3.4 Termination of Membership. Continuation of membership is contingent upon members continuing to fulfill the qualifications for membership, updating the membership profile held online by Vivit and abiding by these bylaws and the policies of Vivit, including the payment of dues to Vivit (if any). The deliberate registration of additional "duplicate” membership accounts, interfering with the fairness of the online voting system is prohibited. Failure to comply shall be ground for termination of membership. The Membership Committee may recommend possible termination to the Board of Directors. Application for reinstatement of membership in the case of a membership that has been terminated must include assurance that the cause for membership loss has been remedied and that the prospective member qualifies under the current membership requirement. A member shall only be reinstated after submitting an application to the Membership Committee, followed by an affirmative vote of the Board of Directors. The terminated member has the right to make an appeal to the Board of Directors prior to the vote on reinstatement.
3.5 Rights of Members.
3.5.1 Voting. There will be one vote per member then entitled to vote, on official ballots, for the election of officers, changes to bylaws, or any other matters submitted to a vote of members pursuant to these bylaws. Whenever voting by members is required or allowed in these bylaws, it shall include General members but not HP-Employee class members.
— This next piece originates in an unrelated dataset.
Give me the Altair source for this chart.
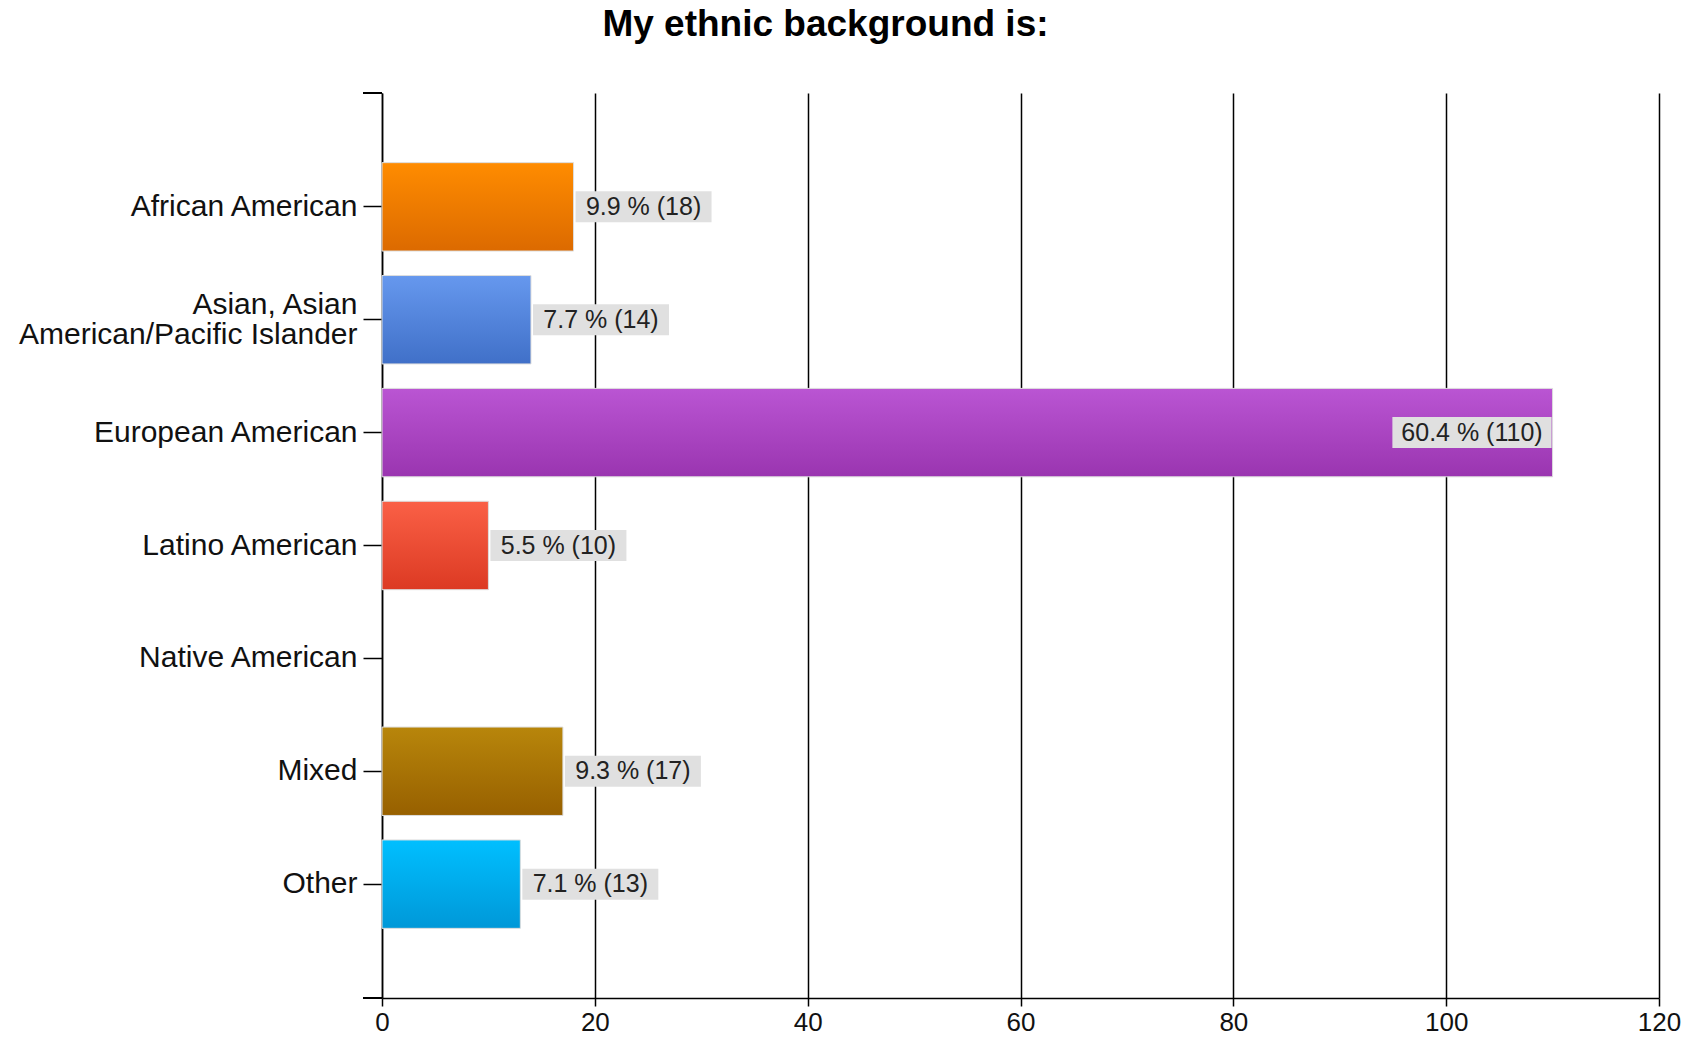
import altair as alt
import pandas as pd

categories = ["African American", "Asian, Asian American/Pacific Islander",
              "European American", "Latino American", "Native American",
              "Mixed", "Other"]
counts = [18, 14, 110, 10, 0, 17, 13]
percents = [9.9, 7.7, 60.4, 5.5, 0.0, 9.3, 7.1]
top_colors = ["#FF8C00", "#6698EE", "#BA55D3", "#FA6046", "#999999", "#B8860B", "#00BFFF"]
bottom_colors = ["#DC6A00", "#4070C8", "#9A35B0", "#DC3A23", "#777777", "#976000", "#0098D8"]
x_ticks = [0, 20, 40, 60, 80, 100, 120]

W, H = 1277, 905
PPU = W / 120.0
SANS = "Liberation Sans, Arial"

df = pd.DataFrame({"category": categories, "count": counts, "pct": percents})

y_scale = alt.Scale(domain=categories, paddingInner=0.217, paddingOuter=0.617)
x_scale = alt.Scale(domain=[0, 120], nice=False, zero=True)

TWO_LINE = "Asian, Asian American/Pacific Islander"
label_expr = (f"datum.value == '{TWO_LINE}' ? "
              "['Asian, Asian', 'American/Pacific Islander'] : datum.value")

x_axis = alt.Axis(values=x_ticks, title=None, grid=True, gridColor="black",
                  gridWidth=1.5, gridOpacity=1, domainColor="black", domainWidth=1.5,
                  tickColor="black", tickSize=8, tickWidth=1.5, labelFont=SANS,
                  labelFontSize=26, labelPadding=3, labelColor="#111111",
                  labelFlush=False, format="d")
y_axis = alt.Axis(title=None, labelFont=SANS, labelFontSize=30, labelColor="#111111",
                  tickColor="black", tickSize=19, tickWidth=1.5, domainColor="black",
                  domainWidth=1.5, labelPadding=6, labelLimit=500, labelExpr=label_expr,
                  labelLineHeight=30,
                  labelOffset={"condition": {"test": f"datum.value == '{TWO_LINE}'",
                                             "value": -15}, "value": 0},
                  grid=False)


def xenc(field):
    return alt.X(field, type="quantitative", scale=x_scale, axis=x_axis)


y_enc = alt.Y("category:N", scale=y_scale, sort=categories, axis=y_axis)

layers = []
for cat, c, top, bot in zip(categories, counts, top_colors, bottom_colors):
    if c <= 0:
        continue
    grad = alt.Gradient(gradient="linear", x1=0, x2=0, y1=0, y2=1,
                        stops=[alt.GradientStop(color=top, offset=0),
                               alt.GradientStop(color=bot, offset=1)])
    layers.append(
        alt.Chart(df).transform_filter(alt.datum.category == cat)
        .mark_bar(fill=grad, stroke="#dddddd", strokeWidth=1)
        .encode(x=xenc("count"), y=y_enc)
    )

labels = (
    alt.Chart(df)
    .transform_filter(alt.datum.count > 0)
    .transform_calculate(label="format(datum.pct, '.1f') + ' % (' + datum.count + ')'")
    .transform_calculate(boxw="length(datum.label) * 11.6 + 20")
    .transform_calculate(inside=f"datum.count * {PPU} + datum.boxw + 2 > {W}")
    .transform_calculate(
        bx1=f"datum.inside ? datum.count - (datum.boxw + 1) / {PPU} : datum.count + 2 / {PPU}",
        bx2=f"datum.inside ? datum.count - 1 / {PPU} : datum.count + (2 + datum.boxw) / {PPU}",
    )
    .transform_calculate(tx="(datum.bx1 + datum.bx2) / 2")
)

boxes = labels.mark_bar(size=31, color="#e0e0e0").encode(
    x=xenc("bx1"), x2="bx2:Q", y=y_enc)
texts = labels.mark_text(font=SANS, fontSize=25, align="center", baseline="middle",
                         color="#222222").encode(x=xenc("tx"), y=y_enc, text="label:N")

edge_top = alt.Chart(df).mark_rule(color="black", strokeWidth=1.5).encode(
    x=alt.value(-19), x2=alt.value(0), y=alt.value(0))
edge_bot = alt.Chart(df).mark_rule(color="black", strokeWidth=1.5).encode(
    x=alt.value(-19), x2=alt.value(0), y=alt.value(H))

chart = alt.layer(*layers, boxes, texts, edge_top, edge_bot).properties(
    width=W, height=H,
    autosize=alt.AutoSizeParams(type="none"),
    padding={"left": 382, "top": 93, "right": 35, "bottom": 42},
    title=alt.TitleParams("My ethnic background is:", font=SANS, fontSize=37,
                          fontWeight="bold", color="black", anchor="middle",
                          dx=-195, offset=19, baseline="alphabetic"),
    background="white",
).configure_view(stroke=None)

chart.save("out.html", embed_options={"renderer": "svg", "actions": False})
3.5.2 Qualifications of Directors and Officers. Any General member is eligible for nomination and election to the Board of Directors, and any General member is eligible for nomination and appointment as an officer of Vivit.
3.5.3 Official Notices of Vivit. An Vivit member shall receive copies of all official notices of Vivit. These notices may be provided via electronic mail.
3.6 Action by Members.
3.6.1 Quorum. Members representing ten percent (10%) of the votes entitled to be cast represented in person or by proxy shall constitute a quorum for the transaction of business. The affirmative vote of a majority of the votes entitled to be cast by the members present, either in person or by proxy at a meeting at which a quorum is present shall be necessary for the adoption of any matter voted upon by the members, unless a greater proportion is required by law, the articles of incorporation of Vivit or these bylaws. Once a member is represented for any purpose at a meeting, including the purpose of determining a quorum exists, it is deemed present for quorum purposes for the remainder of the meeting.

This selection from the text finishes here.